Abonizio, Hugo, Almeida, Thales Sales, Laitz, Thiago, Junior, Roseval Malaquias, Bonás, Giovana Kerche, Nogueira, Rodrigo, Pires, Ramon

arXiv.org Artificial Intelligence 

This technical report presents the details of the development and evaluation of the Sabiá-3 and Sabiazinho-3 models. We trained them on a large corpus of documents written in Portuguese, with a special focus on Brazil-related resources. Through training, models were exposed to information relevant to Brazilian culture, history, and context. The main objective was to have a specialized model that is aware of the linguistic nuances, societal norms, and regional variations unique to the country. Throughout this report, we show that this specialization allows the models to perform better in knowledge-intensive tasks.
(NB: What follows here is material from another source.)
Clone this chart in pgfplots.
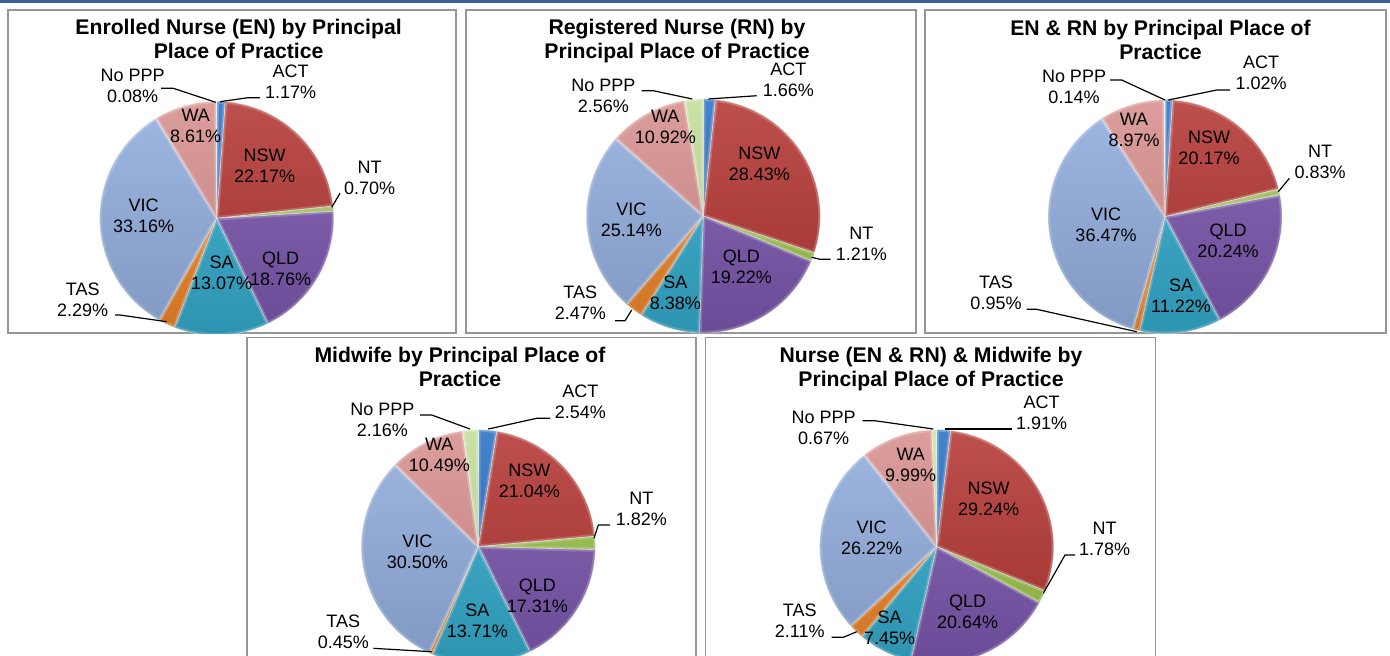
\documentclass[border=0pt]{standalone}
\usepackage{pgfplots}
\usepackage{pgfplotstable}
\pgfplotsset{compat=1.18}
\usepackage{fontspec}
\setmainfont{Liberation Sans}

\definecolor{pc0}{HTML}{2C72C6}
\definecolor{pc1}{HTML}{B43834}
\definecolor{pc2}{HTML}{9AC24A}
\definecolor{pc3}{HTML}{7A56AC}
\definecolor{pc4}{HTML}{33A9CA}
\definecolor{pc5}{HTML}{EC842A}
\definecolor{pc6}{HTML}{92AEDE}
\definecolor{pc7}{HTML}{D8918F}
\definecolor{pc8}{HTML}{C4DE9A}
\definecolor{band}{HTML}{3B5E96}
\definecolor{boxc}{HTML}{969696}

% columns: name, share (%), label offset x, label offset y (px from centre)
\pgfplotstableread[col sep=comma]{
name,v,lx,ly
ACT,1.17,74,137
NSW,22.17,48,53
NT,0.70,153,40
QLD,18.76,64,-50
SA,13.07,5,-54
TAS,2.29,-134,-81
VIC,33.16,-73,3
WA,8.61,-21,92
No PPP,0.08,-84,132
}\tEN
\pgfplotstableread[col sep=comma]{
name,v,lx,ly
ACT,1.66,85,136.5
NSW,28.43,56,52
NT,1.21,158,-28
QLD,19.22,38,-51
SA,8.38,-28,-77
TAS,2.47,-123,-87
VIC,25.14,-72,-4
WA,10.92,-38,89
No PPP,2.56,-100,120
}\tRN
\pgfplotstableread[col sep=comma]{
name,v,lx,ly
ACT,1.02,96,143.7
NSW,20.17,44,69
NT,0.83,155,55
QLD,20.24,63,-24.5
SA,11.22,16,-79
TAS,0.95,-169,-76
VIC,36.47,-59,-8
WA,8.97,-31,87
No PPP,0.14,-91,130
}\tENRN
\pgfplotstableread[col sep=comma]{
name,v,lx,ly
ACT,2.54,102,144.5
NSW,21.04,51,65.5
NT,1.82,163,37.5
QLD,17.31,59,-49
SA,13.71,-1,-74
TAS,0.45,-135,-85
VIC,30.50,-61,-5
WA,10.49,-39,92
No PPP,2.16,-96,126.5
}\tMW
\pgfplotstableread[col sep=comma]{
name,v,lx,ly
ACT,1.91,105,134
NSW,29.24,52,48
NT,1.78,168,8
QLD,20.64,31,-65
SA,7.45,-47,-81
TAS,2.11,-137,-74
VIC,26.22,-65,8.5
WA,9.99,-26,81.5
No PPP,0.67,-113,119
}\tALL

\newcommand{\piechart}[1]{%
  \pgfplotstablegetrowsof{#1}%
  \pgfmathtruncatemacro{\nrows}{\pgfplotsretval-1}%
  \def\cum{0}%
  \pgfplotsforeachungrouped \i in {0,...,\nrows}{%
    \pgfplotstablegetelem{\i}{v}\of{#1}\let\val\pgfplotsretval
    \pgfmathsetmacro{\sa}{90-3.6*\cum}%
    \pgfmathsetmacro{\cum}{\cum+\val}%
    \pgfmathsetmacro{\ea}{90-3.6*\cum}%
    \edef\temp{\noexpand\pgfplotsextra{%
      \noexpand\fill[pc\i] (axis cs:0,0) -- ++(\sa:58.5pt) arc[start angle=\sa, end angle=\ea, radius=58.5pt] -- cycle;
      \noexpand\begin{scope}
      \noexpand\clip (axis cs:0,0) -- ++(\sa:58.5pt) arc[start angle=\sa, end angle=\ea, radius=58.5pt] -- cycle;
      \noexpand\draw[white, opacity=0.22, line width=2.2pt, line join=round] (axis cs:0,0) -- ++(\sa:58.5pt) arc[start angle=\sa, end angle=\ea, radius=58.5pt] -- cycle;
      \noexpand\end{scope}
      \noexpand\draw[white, opacity=0.55, line width=0.35pt, line join=round] (axis cs:0,0) -- ++(\sa:58.5pt) arc[start angle=\sa, end angle=\ea, radius=58.5pt] -- cycle;
    }}%
    \temp
  }%
  \pgfplotsextra{\shade[top color=white, bottom color=black, opacity=0.12] (axis cs:0,0) circle[radius=58.5pt];}%
  \pgfplotsforeachungrouped \i in {0,...,\nrows}{%
    \pgfplotstablegetelem{\i}{v}\of{#1}\let\val\pgfplotsretval
    \pgfplotstablegetelem{\i}{name}\of{#1}\let\nm\pgfplotsretval
    \pgfplotstablegetelem{\i}{lx}\of{#1}\let\lx\pgfplotsretval
    \pgfplotstablegetelem{\i}{ly}\of{#1}\let\ly\pgfplotsretval
    \edef\temp{\noexpand\node[lbl] at (axis cs:\lx,\ly) {\nm\noexpand\\\val\noexpand\%};}%
    \temp
  }%
}

\pgfplotsset{
  pieaxis/.style={width=117pt, height=117pt, scale only axis,
    xmin=-117, xmax=117, ymin=-117, ymax=117, hide axis, clip=false, anchor=center},
}
\tikzset{
  lbl/.style={align=center, inner sep=0pt, font=\fontsize{9}{10.5}\selectfont},
  ttl/.style={anchor=base, inner sep=0pt, font=\fontsize{10.6}{12}\selectfont\bfseries},
  leader/.style={black, line width=0.6pt},
  box/.style={draw=boxc, line width=0.8pt},
}

\begin{document}
\begin{tikzpicture}[x=0.5pt, y=-0.5pt]
\useasboundingbox (0,0) rectangle (1390,655);
\fill[band] (0,0) rectangle (1390,2.5);

% boxes
\draw[box] (8,10) rectangle (456,333);
\draw[box] (466,10) rectangle (916,333);
\draw[box] (925,10) rectangle (1386,333);
\draw[box] (247,337.5) rectangle (696,700);
\draw[box] (705.5,337.5) rectangle (1155.5,700);

% titles
\node[ttl] at (238.6,34) {Enrolled Nurse (EN) by Principal};
\node[ttl] at (238.6,58) {Place of Practice};
\node[ttl] at (677,34.5) {Registered Nurse (RN) by};
\node[ttl] at (677,58.5) {Principal Place of Practice};
\node[ttl] at (1160.5,35) {EN \& RN by Principal Place of};
\node[ttl] at (1160.5,59) {Practice};
\node[ttl] at (460,362.3) {Midwife by Principal Place of};
\node[ttl] at (460,386) {Practice};
\node[ttl] at (931,362.5) {Nurse (EN \& RN) \& Midwife by};
\node[ttl] at (931,386.3) {Principal Place of Practice};

% pie 1
\begin{scope}
\clip (8,10) rectangle (456,333);
\begin{axis}[pieaxis, at={(108.35pt,-109.15pt)}]
\piechart{\tEN}
\draw[leader] (axis cs:3.3,116.6) -- (axis cs:31.3,120.6) -- (axis cs:43.3,120.6);
\draw[leader] (axis cs:115,11) -- (axis cs:123.3,25);
\draw[leader] (axis cs:-101.7,-96.7) -- (axis cs:-96.7,-96.7) -- (axis cs:-50,-103.4);
\draw[leader] (axis cs:-55.7,130) -- (axis cs:-43.4,130) -- (axis cs:-1,116);
\end{axis}
\end{scope}

% pie 2
\begin{scope}
\clip (466,10) rectangle (916,333);
\begin{axis}[pieaxis, at={(351.65pt,-108pt)}]
\piechart{\tRN}
\draw[leader] (axis cs:5,117) -- (axis cs:53.4,120.3);
\draw[leader] (axis cs:108.4,-41.3) -- (axis cs:116.7,-43.3) -- (axis cs:127.4,-43.3);
\draw[leader] (axis cs:-88.3,-104.7) -- (axis cs:-78.3,-104.7) -- (axis cs:-71.6,-94);
\draw[leader] (axis cs:-61.6,125.3) -- (axis cs:-50,125.3) -- (axis cs:-11,117);
\end{axis}
\end{scope}

% pie 3
\begin{scope}
\clip (925,10) rectangle (1386,333);
\begin{axis}[pieaxis, at={(582.5pt,-108.35pt)}]
\piechart{\tENRN}
\draw[leader] (axis cs:3.3,116.7) -- (axis cs:51.7,126.7) -- (axis cs:65,126.7);
\draw[leader] (axis cs:113.3,25) -- (axis cs:124.3,38.4);
\draw[leader] (axis cs:-138.3,-92.6) -- (axis cs:-128.3,-92.6) -- (axis cs:-28.3,-115);
\draw[leader] (axis cs:-55,136.7) -- (axis cs:-43.3,136.7) -- (axis cs:0,116.7);
\end{axis}
\end{scope}

% pie 4
\begin{scope}
\clip (247,337.5) rectangle (696,700);
\begin{axis}[pieaxis, at={(239.15pt,-273.35pt)}]
\piechart{\tMW}
\draw[leader] (axis cs:10,117.7) -- (axis cs:58.4,128.4) -- (axis cs:71.7,128.4);
\draw[leader] (axis cs:115.7,8.4) -- (axis cs:120,21.7) -- (axis cs:131.7,21.7);
\draw[leader] (axis cs:-105,-101.6) -- (axis cs:-46.6,-105);
\draw[leader] (axis cs:-58.3,131.7) -- (axis cs:-46.6,131.7) -- (axis cs:-8.3,117.7);
\end{axis}
\end{scope}

% pie 5
\begin{scope}
\clip (705.5,337.5) rectangle (1155.5,700);
\begin{axis}[pieaxis, at={(468.35pt,-273.35pt)}]
\piechart{\tALL}
\draw[leader] (axis cs:8.3,117.7) -- (axis cs:75,117.7);
\draw[leader] (axis cs:106.6,-46.6) -- (axis cs:128.3,-8.3) -- (axis cs:138.3,-8.3);
\draw[leader] (axis cs:-105,-90.6) -- (axis cs:-93.4,-90.6) -- (axis cs:-80,-85);
\draw[leader] (axis cs:-74,126) -- (axis cs:-62,126) -- (axis cs:-3.4,117.7);
\end{axis}
\end{scope}
\end{tikzpicture}
\end{document}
We applied an approach of continual learning by leveraging a "generalist" model that already acquired some level of language understanding and reasoning abilities, and then further trained it on our corpus of high-quality data relevant to the Brazilian context. The development consisted of two main phases: (1) the pre-training phase, in which we further train a pre-trained model on specialized data following a self-supervised learning strategy optimizing for the next token prediction objective, and (2) the post-training phase where the model is tuned to follow instructions and align to human preferences. Compared to our previous release, Sabiá-2 [5], we have collected a significantly larger volume of data for pre-training.